Sunday, February 6, 2011
Sarah Palin: 'I can't wait to not get blamed' for events in Cairo because of threatened news boycott
Sarah Palin and the "lamestream" media can finally agree on one thing: a boycott of her.
With some media figures calling for a boycott next month of coverage of the controversial former Alaska governor, Palin told an audience in Reno, Nevada that she was thrilled with the idea.
"Because there's a lot of chaos in Cairo, and I can't wait to not get blamed for it--at least for a month,” she told the audience, according the Daily Beast.
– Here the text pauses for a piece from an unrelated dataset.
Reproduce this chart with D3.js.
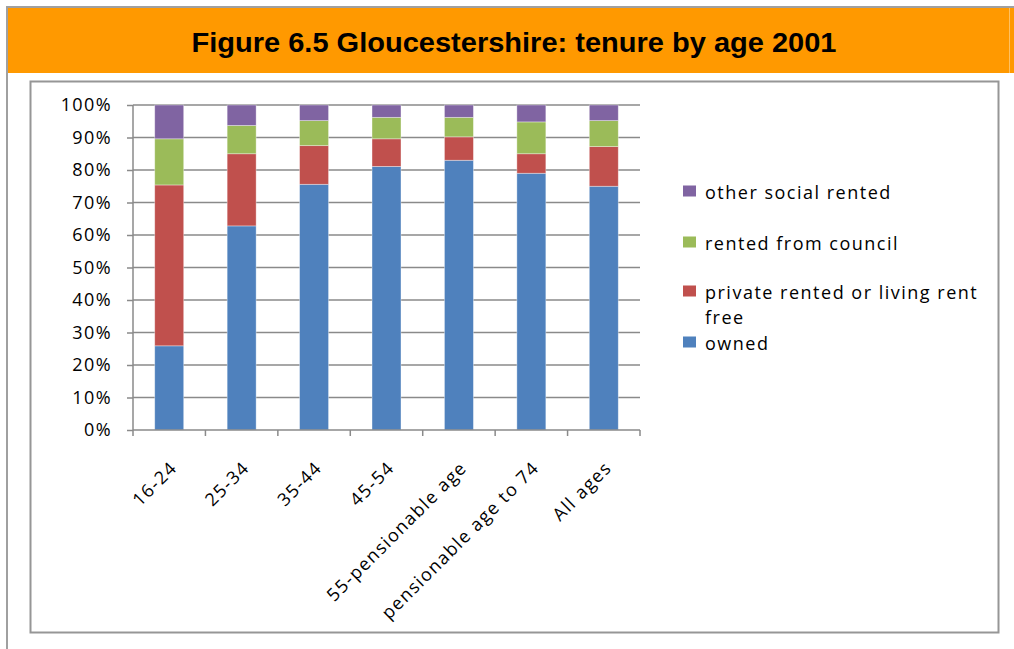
<!DOCTYPE html>
<html>
<head>
<meta charset="utf-8">
<script src="https://cdn.jsdelivr.net/npm/d3@7"></script>
<style>
  body { margin: 0; background: #fff; }
  text { font-family: "Open Sans", sans-serif; fill: #000; }
</style>
</head>
<body>
<svg id="chart"></svg>
<script>
// tenure by age, values in percent
var categories = ["16-24", "25-34", "35-44", "45-54", "55-pensionable age", "pensionable age to 74", "All ages"]
var owned = [25.9, 62.8, 75.6, 81.1, 83.0, 79.0, 75.0]
var privateRented = [49.5, 22.2, 11.9, 8.5, 7.2, 6.0, 12.2]
var council = [14.2, 8.7, 7.7, 6.6, 6.0, 9.8, 8.0]
var otherSocial = [10.4, 6.3, 4.8, 3.8, 3.8, 5.2, 4.8]
var yTicks = [0, 10, 20, 30, 40, 50, 60, 70, 80, 90, 100]
var seriesNames = ["owned", "private rented or living rent free", "rented from council", "other social rented"]
var seriesKeys = ["owned", "privateRented", "council", "otherSocial"]
var seriesColors = ["#4f81bd", "#c0504d", "#9bbb59", "#8064a2"]
var titleText = "Figure 6.5 Gloucestershire: tenure by age 2001"

var width = 1014
var height = 649

var svg = d3.select("#chart")
    .attr("width", width)
    .attr("height", height)

// page frame and orange banner
svg.append("rect").attr("x", 6).attr("y", 6).attr("width", width - 6).attr("height", 2).attr("fill", "#a0a0a0")
svg.append("rect").attr("x", 6).attr("y", 6).attr("width", 2).attr("height", height - 6).attr("fill", "#a0a0a0")
svg.append("rect").attr("x", 8).attr("y", 8).attr("width", width - 8).attr("height", 65).attr("fill", "#ff9900")
svg.append("rect").attr("x", 1009).attr("y", 8).attr("width", 1).attr("height", 65).attr("fill", "#ffc060")

svg.append("text")
    .attr("x", 514)
    .attr("y", 52)
    .attr("text-anchor", "middle")
    .attr("textLength", 645)
    .attr("lengthAdjust", "spacingAndGlyphs")
    .style("font-family", "'Liberation Sans', Arial, sans-serif")
    .style("font-weight", "bold")
    .style("font-size", "27px")
    .text(titleText)

// chart area box
svg.append("rect")
    .attr("x", 30.5).attr("y", 81.5)
    .attr("width", 968).attr("height", 551)
    .attr("fill", "#fff")
    .attr("stroke", "#969696")
    .attr("stroke-width", 2)

var plot = {left: 133, right: 640, top: 105, bottom: 430}

var x = d3.scaleBand()
    .domain(categories)
    .range([plot.left, plot.right])
    .paddingInner(0.6)
    .paddingOuter(0.3)

var xEdge = d3.scaleLinear()
    .domain([0, categories.length])
    .range([plot.left, plot.right])

var y = d3.scaleLinear()
    .domain([0, 100])
    .range([plot.bottom, plot.top])

var g = svg.append("g")

// gridlines
g.append("g")
    .selectAll("line")
    .data(yTicks.slice(1))
    .join("line")
    .attr("x1", plot.left)
    .attr("x2", plot.right)
    .attr("y1", function(d) { return y(d) })
    .attr("y2", function(d) { return y(d) })
    .attr("stroke", "#8a8a8a")
    .attr("stroke-width", 1.5)

// stacked bars
var rows = categories.map(function(c, i) {
    return {cat: c, owned: owned[i], privateRented: privateRented[i], council: council[i], otherSocial: otherSocial[i]}
})
var stacked = d3.stack().keys(seriesKeys)(rows)

g.append("g")
    .selectAll("g")
    .data(stacked)
    .join("g")
    .attr("fill", function(d, i) { return seriesColors[i] })
    .selectAll("rect")
    .data(function(d) { return d })
    .join("rect")
    .attr("x", function(d) { return x(d.data.cat) })
    .attr("width", x.bandwidth())
    .attr("y", function(d) { return y(d[1]) })
    .attr("height", function(d) { return y(d[0]) - y(d[1]) })
    .attr("stroke", "#fff")
    .attr("stroke-opacity", 0.45)
    .attr("stroke-width", 0.8)

// y axis
var yAxis = g.append("g")
    .attr("transform", "translate(" + plot.left + ",0)")
    .call(d3.axisLeft(y).tickValues(yTicks).tickSize(6).tickPadding(15)
        .tickFormat(function(d) { return d + "%" }))
yAxis.select(".domain").attr("stroke", "#8a8a8a").attr("stroke-width", 1.5)
    .attr("d", "M0," + plot.bottom + "V" + plot.top)
yAxis.selectAll(".tick line").attr("stroke", "#8a8a8a").attr("stroke-width", 1.5)
yAxis.selectAll(".tick text")
    .style("font-family", "'Open Sans', sans-serif")
    .style("font-size", "18px")
    .style("letter-spacing", "1.4px")
    .attr("fill", "#000")

// x axis with ticks at category edges
var xAxis = g.append("g")
    .attr("transform", "translate(0," + plot.bottom + ")")
xAxis.append("line")
    .attr("x1", plot.left).attr("x2", plot.right)
    .attr("stroke", "#8a8a8a").attr("stroke-width", 1.5)
xAxis.selectAll(".edge")
    .data(d3.range(categories.length + 1))
    .join("line")
    .attr("class", "edge")
    .attr("x1", function(d) { return xEdge(d) })
    .attr("x2", function(d) { return xEdge(d) })
    .attr("y1", 0).attr("y2", 6)
    .attr("stroke", "#8a8a8a").attr("stroke-width", 1.5)
xAxis.selectAll(".lab")
    .data(categories)
    .join("text")
    .attr("class", "lab")
    .attr("transform", function(d) {
        return "translate(" + (x(d) + x.bandwidth() / 2 + 9) + ",39) rotate(-45)"
    })
    .attr("text-anchor", "end")
    .style("font-size", "18px")
    .style("letter-spacing", "1.4px")
    .text(function(d) { return d })

// legend, top entry first
var legend = svg.append("g").attr("transform", "translate(683,0)")
var legendRows = [
    {i: 3, y: 191, lines: ["other social rented"]},
    {i: 2, y: 242, lines: ["rented from council"]},
    {i: 1, y: 291, lines: ["private rented or living rent", "free"]},
    {i: 0, y: 342, lines: ["owned"]}
]
var item = legend.selectAll("g")
    .data(legendRows)
    .join("g")
    .attr("transform", function(d) { return "translate(0," + d.y + ")" })
item.append("rect")
    .attr("x", 0).attr("y", -5.5)
    .attr("width", 13).attr("height", 11)
    .attr("fill", function(d) { return seriesColors[d.i] })
item.each(function(d) {
    var t = d3.select(this).append("text")
        .attr("x", 22)
        .attr("y", 7.5)
        .style("font-size", "18px")
        .style("letter-spacing", "1.5px")
    d.lines.forEach(function(line, k) {
        t.append("tspan").attr("x", 22).attr("dy", k == 0 ? 0 : 25).text(line)
    })
})
</script>
</body>
</html>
The boycott was originally called for by Washington Post columnist Dana Milbank, who pledged not to write anything about Palin for a month.
Media coverage or not, Palin is keeping a busy public speaking schedule.
She addressed the boycott while speaking to the Safari Club International in Reno Saturday night about the dangers of gun control. Palin claims the Obama administration has been itching to pass new laws using the pretext of the deadly shooting in Tucson killed six and wounded 14 others, including Rep. Gabrielle Giffords.
President Obama, however, hasn't spoken about gun control lately – even in the wake of the Arizona shootings which many pundits thought would provide him an opening.
"Imagine, though—imagine making life even more miserable for the liberals who want that gun control," she told the crowd, according to the Daily Beast. "Here's how I figure it. Remember that weird guy in Wisconsin was so angry, so upset, watching a Palin win slot after slot each week on Dancing with the Stars that he shot Bristol through his TV? He blasted his Panasonic? Well, I'm thinking, 'Imagine more gun control. Then he'd have to attack his Panasonic with a butter knife.'"
She was referring to the November incident in which Steven Cowen, 67, of Vermont, Wis., blasted his television with a shotgun after being enraged by the sight of Bristol Palin's dancing on the hit ABC show.
During the speech Palin also addressed her family’s love of hunting and the outdoors, warning that any attempt to curb the sale of assault rifles like those used in the Tucson shooting was a slippery slope to curbing the rights of hunters.
And that, she said is something only a true hunter could understand.
"For most of these frou-frou, chi-chi types, the extent of their experience is in the Tiki Room at Disneyland,” she said. "We eat organic—we just have to shoot it first. And it comes wrapped in fur, not cellophane."